During the ten years of fragmentation and civil war, neighbouring
states and regional brokers backed different faction leaders, supplying them with money,
guns and, in some cases, direct military support. Somalia had become a fertile arena for
proxy war and regional interference.
Although the peace talks were a Djibouti initiative, pursued through
the regional Inter-Governmental Authority on Development (IGAD), it was therefore
"vital" for regional heads of state to demonstrate recognition and support for
the newly elected government for other reasons, diplomatic sources said.
Regional superpower
Ethiopia is likely to be the "number one external issue"
for the new government, Somali political sources told IRIN. A senior Ethiopian government
official in the foreign office recently described Ethiopia as the "regional
super-power".
Although Ethiopian Prime Minister Meles Zenawi attended the
inauguration, Ethiopia continued to appear ambiguous about the election of Abdiqasim.
A scheduled visit by the new Somalia interim president was cancelled
in September, by Ethiopia, according to diplomatic sources. Instead, the president
travelled to Libya - where he met with Hussein Aydid - dashing early hopes that Ethiopia
may broker talks in Addis Ababa with Somaliland leader Mohamed Egal and, possibly,
Puntland leader, Abdullahi Yusuf.
By September, there were also local reports of Ethiopian military
movements in the southern Bay and Bakool regions, with rumoured splits and discontent in
the Ethiopian-backed Rahanwien Resistance Army (RRA). The new government sent its first
constituted high-level "foreign advisor" delegation to Addis Ababa to talk with
Meles Zenawi and senior government officials. On its return, key members of the new Somali
government said the mission had been successful, although no details of the talks were
released.
Initially, when Meles Zenawi came to power in 1991, genuine attempts
were made by the new Ethiopian government to broker Somali peace talks, regional experts
say. The two countries - which have a shared border, shared populations, and an Ethiopian
Somali region still characterised by secession sentiment - are intimately connected and
have a long history of conflict, particularly during the Cold War. Both countries were
pumped full of weapons as the US and the Soviet Union fought over the region (see timeline
http://www.reliefweb.int/IRIN/webspecials/somalia_npc/chronology.phtm l). But attempts by
the new Ethiopian leader to bring the warring factions together went sour in 1993, when he
was accused to trying to push his own agenda.

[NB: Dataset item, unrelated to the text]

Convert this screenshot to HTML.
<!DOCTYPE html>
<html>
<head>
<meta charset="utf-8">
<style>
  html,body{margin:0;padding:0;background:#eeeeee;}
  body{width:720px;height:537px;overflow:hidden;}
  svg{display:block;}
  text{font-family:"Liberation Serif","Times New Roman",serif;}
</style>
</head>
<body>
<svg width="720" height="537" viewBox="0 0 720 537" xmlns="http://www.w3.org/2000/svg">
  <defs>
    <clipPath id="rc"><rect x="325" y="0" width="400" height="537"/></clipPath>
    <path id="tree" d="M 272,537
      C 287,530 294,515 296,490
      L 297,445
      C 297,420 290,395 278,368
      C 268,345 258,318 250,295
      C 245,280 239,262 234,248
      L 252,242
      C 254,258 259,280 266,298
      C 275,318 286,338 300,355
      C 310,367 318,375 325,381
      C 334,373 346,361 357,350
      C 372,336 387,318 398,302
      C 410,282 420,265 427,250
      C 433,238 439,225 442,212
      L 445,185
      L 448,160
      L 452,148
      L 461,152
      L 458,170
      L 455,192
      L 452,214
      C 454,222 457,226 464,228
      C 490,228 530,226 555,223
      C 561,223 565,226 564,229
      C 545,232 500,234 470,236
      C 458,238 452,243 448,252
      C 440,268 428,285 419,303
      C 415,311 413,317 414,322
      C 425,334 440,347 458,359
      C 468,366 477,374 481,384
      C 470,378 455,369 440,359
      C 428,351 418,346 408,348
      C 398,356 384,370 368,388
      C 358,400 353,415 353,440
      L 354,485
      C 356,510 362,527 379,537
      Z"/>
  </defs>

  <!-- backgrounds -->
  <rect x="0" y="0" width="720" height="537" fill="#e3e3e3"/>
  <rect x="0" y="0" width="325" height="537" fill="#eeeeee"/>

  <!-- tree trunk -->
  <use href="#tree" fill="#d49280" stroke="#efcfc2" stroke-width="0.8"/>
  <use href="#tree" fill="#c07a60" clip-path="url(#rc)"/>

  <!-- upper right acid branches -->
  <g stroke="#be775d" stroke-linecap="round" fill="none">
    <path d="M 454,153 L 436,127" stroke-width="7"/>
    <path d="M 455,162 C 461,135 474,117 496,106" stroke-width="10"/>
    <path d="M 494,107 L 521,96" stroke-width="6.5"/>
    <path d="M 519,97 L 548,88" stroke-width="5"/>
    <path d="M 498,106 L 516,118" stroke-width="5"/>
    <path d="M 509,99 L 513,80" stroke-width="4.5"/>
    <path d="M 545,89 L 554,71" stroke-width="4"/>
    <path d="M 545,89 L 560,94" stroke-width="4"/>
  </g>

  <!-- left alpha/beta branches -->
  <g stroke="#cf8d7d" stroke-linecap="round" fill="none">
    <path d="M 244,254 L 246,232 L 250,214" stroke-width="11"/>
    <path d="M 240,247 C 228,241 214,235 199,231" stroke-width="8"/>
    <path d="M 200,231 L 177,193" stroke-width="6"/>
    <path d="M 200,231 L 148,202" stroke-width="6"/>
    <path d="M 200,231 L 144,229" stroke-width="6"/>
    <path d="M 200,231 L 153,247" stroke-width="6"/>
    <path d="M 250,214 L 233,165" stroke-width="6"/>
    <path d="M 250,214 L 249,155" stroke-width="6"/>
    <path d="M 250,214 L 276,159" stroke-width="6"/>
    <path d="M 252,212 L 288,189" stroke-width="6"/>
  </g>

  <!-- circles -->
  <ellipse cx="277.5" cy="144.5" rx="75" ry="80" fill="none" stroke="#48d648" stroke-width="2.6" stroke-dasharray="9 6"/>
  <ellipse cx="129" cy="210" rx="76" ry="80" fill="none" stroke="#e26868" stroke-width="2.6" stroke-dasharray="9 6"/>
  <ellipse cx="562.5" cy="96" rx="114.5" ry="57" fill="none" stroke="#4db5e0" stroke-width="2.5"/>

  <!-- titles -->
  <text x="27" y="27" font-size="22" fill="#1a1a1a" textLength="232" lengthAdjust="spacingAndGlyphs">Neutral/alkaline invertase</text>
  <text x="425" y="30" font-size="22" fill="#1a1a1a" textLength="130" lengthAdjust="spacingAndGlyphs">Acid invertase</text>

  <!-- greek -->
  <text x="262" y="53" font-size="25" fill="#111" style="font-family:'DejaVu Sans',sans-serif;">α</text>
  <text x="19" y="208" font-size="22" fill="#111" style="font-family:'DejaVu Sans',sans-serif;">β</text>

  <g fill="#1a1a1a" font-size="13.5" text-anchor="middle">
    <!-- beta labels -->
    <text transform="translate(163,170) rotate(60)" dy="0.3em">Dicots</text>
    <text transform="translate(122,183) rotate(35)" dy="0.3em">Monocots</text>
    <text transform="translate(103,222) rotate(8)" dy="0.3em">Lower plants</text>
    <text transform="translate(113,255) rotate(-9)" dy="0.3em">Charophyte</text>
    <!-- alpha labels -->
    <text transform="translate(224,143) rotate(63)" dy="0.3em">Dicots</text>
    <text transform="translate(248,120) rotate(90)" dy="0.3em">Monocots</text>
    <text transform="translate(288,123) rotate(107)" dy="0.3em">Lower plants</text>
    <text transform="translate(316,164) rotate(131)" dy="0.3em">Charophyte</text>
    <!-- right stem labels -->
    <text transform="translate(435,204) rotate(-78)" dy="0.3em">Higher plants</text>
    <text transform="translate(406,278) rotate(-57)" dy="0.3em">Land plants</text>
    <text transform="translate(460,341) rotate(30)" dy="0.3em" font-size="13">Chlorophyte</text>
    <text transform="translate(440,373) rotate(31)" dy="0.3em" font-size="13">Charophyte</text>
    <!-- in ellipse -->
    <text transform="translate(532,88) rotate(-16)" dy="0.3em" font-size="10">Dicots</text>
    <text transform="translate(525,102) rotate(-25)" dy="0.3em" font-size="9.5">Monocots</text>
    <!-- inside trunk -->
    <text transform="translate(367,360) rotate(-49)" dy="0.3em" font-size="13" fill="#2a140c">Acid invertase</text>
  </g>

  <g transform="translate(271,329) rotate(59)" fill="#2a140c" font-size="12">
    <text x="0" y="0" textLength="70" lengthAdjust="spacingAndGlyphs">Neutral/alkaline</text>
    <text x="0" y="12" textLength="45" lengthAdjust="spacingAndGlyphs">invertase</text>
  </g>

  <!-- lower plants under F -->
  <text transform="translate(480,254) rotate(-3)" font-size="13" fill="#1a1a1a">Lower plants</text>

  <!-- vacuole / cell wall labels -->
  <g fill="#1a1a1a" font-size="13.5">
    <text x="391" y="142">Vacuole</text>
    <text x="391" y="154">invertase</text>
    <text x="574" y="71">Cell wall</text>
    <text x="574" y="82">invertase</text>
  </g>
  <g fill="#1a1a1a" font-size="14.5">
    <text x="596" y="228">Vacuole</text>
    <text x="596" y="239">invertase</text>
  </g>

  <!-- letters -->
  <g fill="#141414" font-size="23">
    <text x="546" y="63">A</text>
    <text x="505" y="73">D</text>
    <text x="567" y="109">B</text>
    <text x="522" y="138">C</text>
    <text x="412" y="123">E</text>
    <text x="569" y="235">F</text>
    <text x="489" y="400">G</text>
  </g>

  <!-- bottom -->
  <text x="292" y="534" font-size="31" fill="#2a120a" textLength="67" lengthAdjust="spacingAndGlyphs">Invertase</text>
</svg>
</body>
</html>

Diplomatic sources and Somali political sources say that in the late
1990's, Ethiopia was instrumental in creating the Rahanwien Resistance Army (RRA) in Bay
and Bakool to oppose the Islamic extremist organisation, Al'Ittihad and Somali and Oromo
opposition groups operating on the shared border. Since 1998, Ethiopia has sent military
units across the a border that it said was, in the absence of a central authority, a
security risk.
Proxy war
With the flare up of the Ethiopia-Eritrea border conflict in 1998,
Somalia became grounds for proxy war. In 1999, Eritrea shipped weapons to Hussein Aydid
for Ethiopian Oromo rebels, encamped in Qoriole, in lower Shebelle, and operating out of
Bay and Bakool. Hussien Aydid and Oromo opposition groups, in turn, accused Ethiopia of
being behind the killing and kidnapping Oromo leaders in Mogadishu. Diplomatic sources
said during this time Libya used Eritrea as a means of channelling weapons to Aydid.

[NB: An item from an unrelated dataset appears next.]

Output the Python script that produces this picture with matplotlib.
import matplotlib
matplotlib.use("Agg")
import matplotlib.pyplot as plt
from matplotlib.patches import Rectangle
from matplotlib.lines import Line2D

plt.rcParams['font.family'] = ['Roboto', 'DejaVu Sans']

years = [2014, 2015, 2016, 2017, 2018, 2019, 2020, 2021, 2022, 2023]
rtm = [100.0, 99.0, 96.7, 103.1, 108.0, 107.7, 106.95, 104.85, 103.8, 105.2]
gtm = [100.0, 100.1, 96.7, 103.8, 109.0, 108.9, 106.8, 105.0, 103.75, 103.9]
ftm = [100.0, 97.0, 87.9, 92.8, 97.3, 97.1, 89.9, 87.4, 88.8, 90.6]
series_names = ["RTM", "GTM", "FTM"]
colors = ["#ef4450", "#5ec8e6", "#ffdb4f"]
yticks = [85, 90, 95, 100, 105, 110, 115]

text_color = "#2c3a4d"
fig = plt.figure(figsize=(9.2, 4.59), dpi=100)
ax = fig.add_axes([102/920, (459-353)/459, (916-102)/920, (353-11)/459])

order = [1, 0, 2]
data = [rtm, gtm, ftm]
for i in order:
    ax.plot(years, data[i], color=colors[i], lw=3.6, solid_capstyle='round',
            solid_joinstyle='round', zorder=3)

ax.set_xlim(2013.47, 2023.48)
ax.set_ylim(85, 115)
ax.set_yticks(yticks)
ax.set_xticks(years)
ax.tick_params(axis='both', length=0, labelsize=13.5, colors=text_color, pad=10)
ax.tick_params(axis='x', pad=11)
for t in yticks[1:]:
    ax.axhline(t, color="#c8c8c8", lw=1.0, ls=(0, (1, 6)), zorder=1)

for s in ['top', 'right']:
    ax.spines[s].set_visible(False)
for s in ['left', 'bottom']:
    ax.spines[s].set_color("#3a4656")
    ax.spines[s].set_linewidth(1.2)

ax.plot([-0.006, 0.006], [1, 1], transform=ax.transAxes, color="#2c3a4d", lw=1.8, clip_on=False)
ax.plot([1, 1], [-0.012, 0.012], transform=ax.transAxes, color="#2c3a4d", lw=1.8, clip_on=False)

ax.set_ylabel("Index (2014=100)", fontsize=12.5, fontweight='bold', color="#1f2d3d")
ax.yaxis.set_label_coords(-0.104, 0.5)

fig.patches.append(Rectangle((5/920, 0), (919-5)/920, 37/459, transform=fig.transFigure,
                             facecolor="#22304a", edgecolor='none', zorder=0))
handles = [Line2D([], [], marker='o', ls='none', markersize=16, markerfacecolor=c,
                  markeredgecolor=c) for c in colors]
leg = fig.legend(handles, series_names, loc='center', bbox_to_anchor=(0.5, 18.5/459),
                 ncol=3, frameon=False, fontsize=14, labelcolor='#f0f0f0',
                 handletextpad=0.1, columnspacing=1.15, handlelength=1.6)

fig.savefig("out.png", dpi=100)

Despite the fact a cessation of hostilities was brokered between
Ethiopia and Eritrea in June, the new Somali government is likely to continue to feel
uncomfortable with the effects of the dispute.
Conclusion
The new government will be under great pressure to
"achieve" in circumstances which are difficult in the extreme, a regional expert
said. High expectations could quickly turn to disappointment. As a result, it will be
tempting for Abdiqasim to rely heavily on supporters - his sub-clan, Hawiye-Ayer, and the
business community - but achievement will be measured by how far he can reach beyond this
and establish security, national unity and reconstruction.